WASHINGTON — President Donald J. Trump suggested Monday that “rogue killers,” not the Saudi government, might be to blame for the disappearance and suspected murder of Jamal Khashoggi, the Virginia-based Saudi journalist, offering a possible escape hatch to the Saudi royal family as it pushed back against a global furor.

After speaking by phone with Saudi Arabia’s King Salman, Trump said he was sending Secretary of State Mike Pompeo to meet the king in Riyadh to follow up on the macabre case, which has put White House ties to the Saudi rulers in a harsh spotlight and isolated the Saudi government.

CNN subsequently reported that the Saudis were preparing to acknowledge that Khashoggi’s death was the result of an interrogation that went wrong, one that was intended to lead to his abduction from Turkey. There was no independent confirmation.

Trump said Pompeo also might visit Turkey, where Khashoggi was last seen entering the Saudi Consulate in Istanbul on Oct. 2. Turkish media reports, based in part on apparent audio recordings, have said Khashoggi was beaten to death and then dismembered in the building.

Trump said King Salman had denied any knowledge of or involvement in Khashoggi’s fate. The king gave a similar denial to Turkey’s president, Recep Tayyip Erdogan, over the weekend, and Erdogan also suggested that the journalist’s death might not have been officially sanctioned.

The calls appeared to break a two-week impasse over Turkey’s demands to enter the Saudi diplomatic compound. On Monday, Saudi officials met with Turkish police and prosecutors at police headquarters in Istanbul for about two hours, and then began making their way separately to the compound.

Speaking to reporters on the South Lawn, Trump said he had spoken to King Salman for about 20 minutes and “he denies any knowledge of what took place with regards to, as he said, to Saudi Arabia’s citizen. He firmly denies that.”

“We are going to leave nothing uncovered,” Trump said. “With that being said, the king firmly denies any knowledge of it. He didn’t really know, maybe, I don’t want to get into his mind but it sounded to me like maybe it could have been rogue killers. Who knows? We’re going to try to get to the bottom of it very soon but his was a flat denial.”
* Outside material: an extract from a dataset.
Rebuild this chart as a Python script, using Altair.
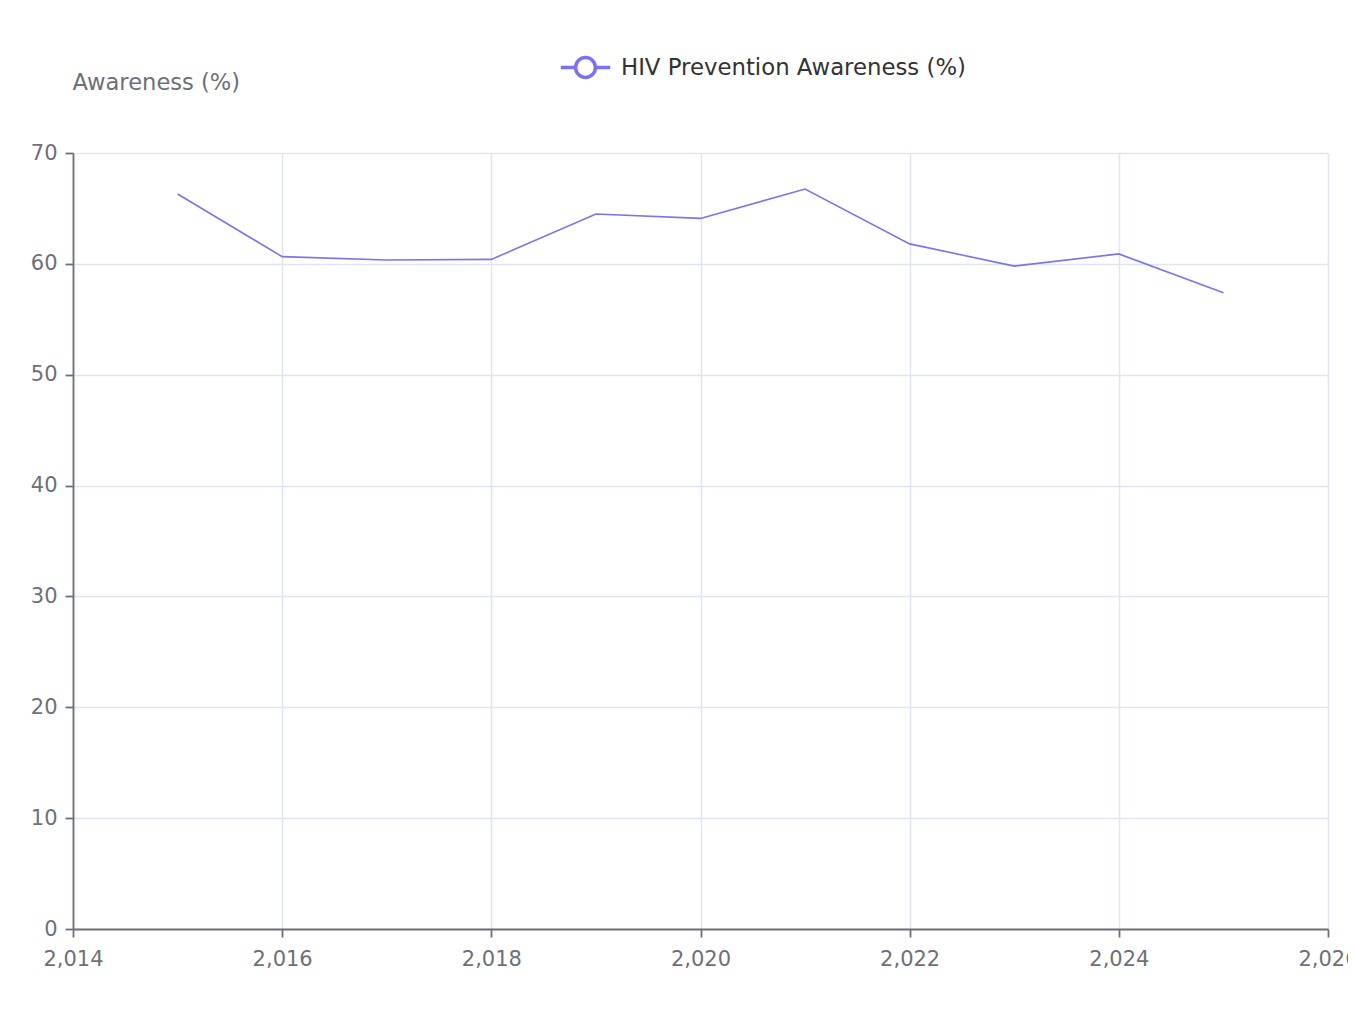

Asked if he believed the king, Trump said, “His denial to me could not have been stronger that he had no knowledge. And it sounds like he and also the crown prince had no knowledge.”

Khashoggi’s opinion columns in The Washington Post and in Arab media reportedly had antagonized the crown prince, Mohammed bin Salman,who is the de facto ruler of the authoritarian Saudi state. MBS, as he is known, has largely eclipsed the 82-year-old king on the global stage and has built close ties with Jared Kushner, Trump’s son-in-law.

The president’s credulity with the Saudi king is not the first time he has accepted a foreign leader’s version of events that contradicts a consensus on Capitol Hill, among experts on regional politics and in foreign capitals.

Trump memorably dismissed his own intelligence community’s conclusions that Moscow interfered with the 2016 presidential election, accepting Russian President Vladimir V. Putin’s denial of any involvement during a news conference in July in Helsinki. Under intense criticism, he later said he had misspoken.

As criticism intensified over Khashoggi’s disappearance, Trump also has appeared to back down. After days of sidestepping the furor, he told “60 Minutes” in an interview broadcast Sunday that he would impose “severe punishment” if Saudi authorities were found responsible for Khashoggi’s death, without saying what that might be.

His comments prompted pushback from Riyadh, where Saudi officials warned they would respond in kind.

The Associated Press contributed to this story.